Secondly, application rates at the forecast 2030 level are hardly incredible and are already seen for many groups today. For example, 18 year-olds in London (50 per cent) and in better-off areas (52 per cent). And almost half the population, women, have a rate not far off these levels (44.5 per cent). And these high application and entry rates do not seem to be associated with students being unable to benefit from what a university education provides. Non-continuation rates for young entrants remain low, and lower again for some of the groups with the highest entry rates.
It is quite possible a linear trend extrapolation could well underestimate application rate increases through this period. The 18 year-olds of the 2020s will increasingly be the children of women who experienced the doubling of 18 year-old entry rates in the late 1980s and early 1990s. No other factor is more closely associated with going to university than parental education. The coming step change in 18 year-olds who have a parent with a degree might well push demand along faster.
In a stable uncapped system entry rates will follow application rates. In the post-2012 English market, entry rates have actually increased a bit faster, as applicants have become increasingly successful at finding a place. We’ll be cautious and extrapolate a linear trend for entry rates covering pre- and post- number control worlds (with an imputed figure for 2019 based on the application rate). This model puts 18 year-old English entrants to higher education at around 320,000 by 2030, giving an entry rate of 43 per cent. This is around 115,000 higher than in 2018, a 57 per cent increase. To put this increase in perspective, you would need to duplicate the 35 largest English recruiters of 18 year olds in 2018 to hold it.
Perhaps the student population wouldn’t increase by quite this amount overall. We’ve been tracking the effect of the ‘cohort depletion’ on the entry rate of older age groups for some time, and although the 19 and 20 year-old populations will be much larger in 2030 than today entrants might be fewer, releasing some of the pressure on capacity. But set against this the increasingly youthful student body should have lower non-completion rates (so each entrant generates more “student years”) intensifying the pressure on capacity. And the substantial number of students recruited from outside the UK continues to grow. Overall a very substantial increase in recruitment seems likely from strategic signals in the data.
Planning for the future
The international quality university education the UK enjoys is hard to scale up quickly. It needs the right estates and teaching staff. As the demand for university both grows and becomes younger (and more mobile), capacity in purpose-built student accommodation will be another restricting factor. All of these take years to plan and build. And if the supply of any of them falls behind demand then, one way or another, the clear potential in the coming generation to go to and benefit from university will be stifled.
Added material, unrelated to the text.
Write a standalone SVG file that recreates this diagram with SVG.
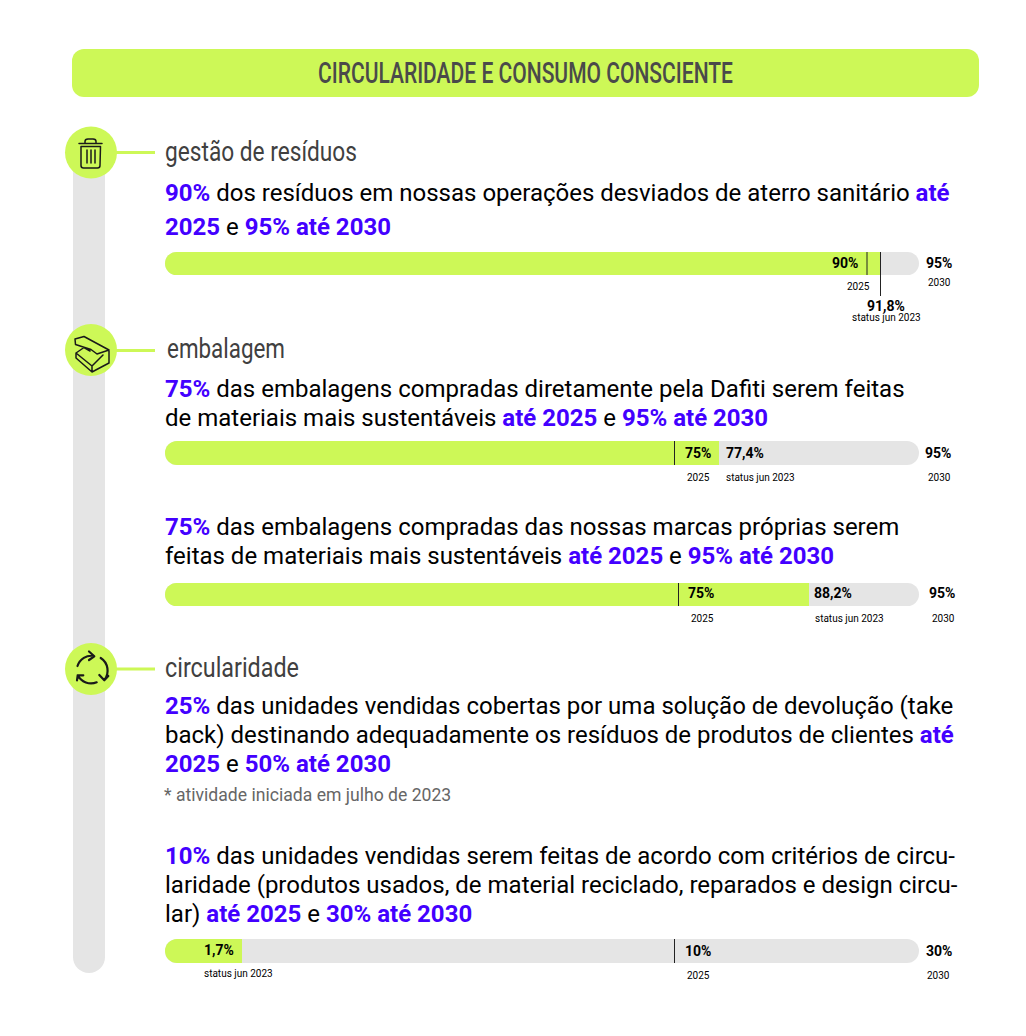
<svg xmlns="http://www.w3.org/2000/svg" width="1026" height="1036" viewBox="0 0 1026 1036">
<style>
text{font-family:Roboto,"Liberation Sans",sans-serif}
.b{font-size:24px;fill:#000}
.p{font-weight:700;fill:#4300ff}
.h{font-size:27px;fill:#404040;font-weight:400}
.v{font-size:14px;font-weight:700;fill:#000}
.s{font-size:10px;fill:#000}
.g{fill:#e5e5e5}
.l{fill:#cdf857}
.m{stroke:#222;stroke-width:1}
.c{stroke:#cdf857;stroke-width:3;fill:none}
.i{fill:none;stroke:#1a1a1a;stroke-width:1.5;stroke-linejoin:round;stroke-linecap:round}
.r{stroke-width:2.200}
</style>
<rect id="spine" class="g" x="73" y="150" width="32" height="823" rx="16"/>
<g id="title"><rect class="l" x="72" y="49" width="907" height="48" rx="12"/>
<text x="318" y="83" font-size="29" font-weight="500" fill="#4a4a4a" textLength="415" lengthAdjust="spacingAndGlyphs">CIRCULARIDADE E CONSUMO CONSCIENTE</text></g>
<g id="connectors">
<path class="c" d="M115 152.500H155M115 350.500H155M115 669H155"/>
</g>
<g id="node-residuos">
<circle class="l" cx="91" cy="152.500" r="26"/>
<g class="i"><path d="M79 143.500H102M85 143.500V141.500Q85 139 88 139H93Q96 139 96 141.500V143.500M81 146.500H100.500L100 165.500Q100 168 97.500 168H83.500Q81 168 81 165.500Z"/><path d="M87 150V163M91 150V163M95 150V163"/></g>
<text class="h" x="165" y="161" textLength="192" lengthAdjust="spacingAndGlyphs">gestão de resíduos</text>
<text class="b" x="165" y="201"><tspan class="p">90%</tspan> dos resíduos em nossas operações desviados de aterro sanitário <tspan class="p">até</tspan></text>
<text class="b" x="165" y="235"><tspan class="p">2025</tspan> e <tspan class="p">95% até 2030</tspan></text>
<rect class="g" x="165" y="252" width="754" height="23" rx="11.500"/>
<path class="l" d="M176.500 252H880V275H176.500A11.500 11.500 0 0 1 176.500 252Z"/>
<path class="m" d="M867 252V275M880.500 252V296"/>
<text class="v" x="832" y="268">90%</text><text class="v" x="926" y="268">95%</text>
<text class="s" x="847" y="290">2025</text><text class="s" x="928" y="286">2030</text>
<text class="v" x="867" y="311">91,8%</text><text class="s" x="852" y="321">status jun 2023</text>
</g>
<g id="node-embalagem">
<circle class="l" cx="91" cy="350" r="26"/>
<g class="i"><path d="M75 339L84 336.500L109 350L97 354L91 349.500L75.500 344.500ZM76 353L84 347.500L90 351M76 353V358L92 372L109 363V351M76 353L92 366L103 355M92 366V372"/></g>
<text class="h" x="167" y="358" textLength="118" lengthAdjust="spacingAndGlyphs">embalagem</text>
<text class="b" x="165" y="397"><tspan class="p">75%</tspan> das embalagens compradas diretamente pela Dafiti serem feitas</text>
<text class="b" x="165" y="426">de materiais mais sustentáveis <tspan class="p">até 2025</tspan> e <tspan class="p">95% até 2030</tspan></text>
<rect class="g" x="165" y="441" width="754" height="24" rx="12"/>
<path class="l" d="M177 441H719V465H177A12 12 0 0 1 177 441Z"/>
<path class="m" d="M674.500 441V465"/>
<text class="v" x="685" y="458">75%</text><text class="v" x="726" y="458">77,4%</text><text class="v" x="925" y="458">95%</text>
<text class="s" x="687" y="481">2025</text><text class="s" x="726" y="481">status jun 2023</text><text class="s" x="928" y="481">2030</text>
<text class="b" x="165" y="535"><tspan class="p">75%</tspan> das embalagens compradas das nossas marcas próprias serem</text>
<text class="b" x="165" y="564">feitas de materiais mais sustentáveis <tspan class="p">até 2025</tspan> e <tspan class="p">95% até 2030</tspan></text>
<rect class="g" x="165" y="583" width="754" height="23" rx="11.500"/>
<path class="l" d="M176.500 583H809V606H176.500A11.500 11.500 0 0 1 176.500 583Z"/>
<path class="m" d="M678.500 583V606"/>
<text class="v" x="688" y="598">75%</text><text class="v" x="814" y="598">88,2%</text><text class="v" x="929" y="598">95%</text>
<text class="s" x="691" y="622">2025</text><text class="s" x="815" y="622">status jun 2023</text><text class="s" x="932" y="622">2030</text>
</g>
<g id="node-circularidade">
<circle class="l" cx="91" cy="669" r="26"/>
<g class="i r"><path d="M77.500 666A14.500 14.500 0 0 1 94 656M89 651.500L94.300 656.300L89 660M100.700 658A15 15 0 0 1 104.300 680M99.300 675L104.300 680.300L108.300 676M96.700 682.300A15 15 0 0 1 77.700 675.300M77 680.300L77.700 675.300L83.300 675.300"/></g>
<text class="h" x="165" y="677" textLength="134" lengthAdjust="spacingAndGlyphs">circularidade</text>
<text class="b" x="165" y="714"><tspan class="p">25%</tspan> das unidades vendidas cobertas por uma solução de devolução (take</text>
<text class="b" x="165" y="743">back) destinando adequadamente os resíduos de produtos de clientes <tspan class="p">até</tspan></text>
<text class="b" x="165" y="772"><tspan class="p">2025</tspan> e <tspan class="p">50% até 2030</tspan></text>
<text x="164" y="801" font-size="17.600" fill="#666">* atividade iniciada em julho de 2023</text>
<text class="b" x="165" y="864"><tspan class="p">10%</tspan> das unidades vendidas serem feitas de acordo com critérios de circu-</text>
<text class="b" x="165" y="893">laridade (produtos usados, de material reciclado, reparados e design circu-</text>
<text class="b" x="165" y="922">lar) <tspan class="p">até 2025</tspan> e <tspan class="p">30% até 2030</tspan></text>
<rect class="g" x="165" y="939" width="754" height="24" rx="12"/>
<path class="l" d="M177 939H242V963H177A12 12 0 0 1 177 939Z"/>
<path class="m" d="M674.500 939V963"/>
<text class="v" x="204" y="955">1,7%</text><text class="v" x="685" y="956">10%</text><text class="v" x="926" y="956">30%</text>
<text class="s" x="204" y="977">status jun 2023</text><text class="s" x="687" y="979">2025</text><text class="s" x="927" y="979">2030</text>
</g>
</svg>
Our experience has been that leadership in universities have certainly shown themselves ready to step into the central planning void that has been created around future provision. But the nature of the coming challenge is difficult for them. Expenditure is needed soon to build capacity for a need (and a revenue stream) up to a decade distant. Whilst the real-terms reduction in tuition fees and reducing numbers have limited their ability to invest. And the gloom around the sector makes accessing commercial investment capital harder and more expensive.
How could universities be helped in this? Probably most important is clarity from the respective governments as to whether the policy is to realise, rather than to stifle, the university potential in the next generation. And if it is to realise, then to make it clear the student population in 2030 will be much larger than today and enable universities with the financial strength to invest in new infrastructure.